14. The transport module of claim 13, wherein the elongate shaft is extended in design, such that a safe vertical distance of the coupling device above the conveying pod is established.

15. The transport module of claim 13, wherein the elongate shaft is substantially rotationally symmetrical in design.

16. The transport module of claim 13, wherein a length of the elongate shaft and a height of the conveying pod together result in a combined height of at least 2.5 m above a standing surface of the conveying pod.

17. The transport module of claim 13, wherein a length of the elongate shaft and a height of the conveying pod together result in a combined height of at least 3 m above a standing surface of the conveying pod.

18. The transport module of claim 13, wherein the conveying pod is shaped substantially like a droplet.

19. The transport module of claim 13, wherein an attaching area of the conveying pod for attaching the elongate shaft comprises a cross-sectional taper for transitioning to a cross section of the elongate shaft.

20. The transport module of claim 13, wherein the conveying pod comprises a charging module.

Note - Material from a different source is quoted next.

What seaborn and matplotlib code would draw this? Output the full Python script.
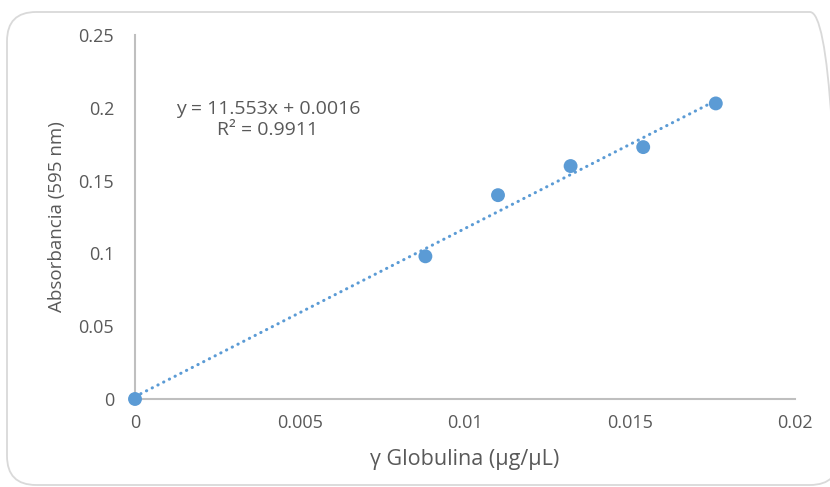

21. The transport module of claim 13, wherein the coupling device is implemented as a coupling counterpart of a hinged coupling between a flight module for coupling and the transport module.

22. The transport module of claim 13, wherein the coupling device is controllable.

23. The transport module of claim 13, wherein the transport module comprises a fiber composite material or consists of a fiber composite material.

24. The transport module of claim 13, wherein the elongate shaft and/or the conveying pod comprises a fiber composite material or consists of a fiber composite material.

25. The transport module of claim 13, wherein the transport module further comprises a stand device.

26. The transport module of claim 13, wherein the conveying pod comprises a stand device.

27. The transport module of claim 13, wherein the transport module further comprises one or more air guide devices.

28. The transport module of claim 13, wherein the conveying pod comprises one or more air guide devices.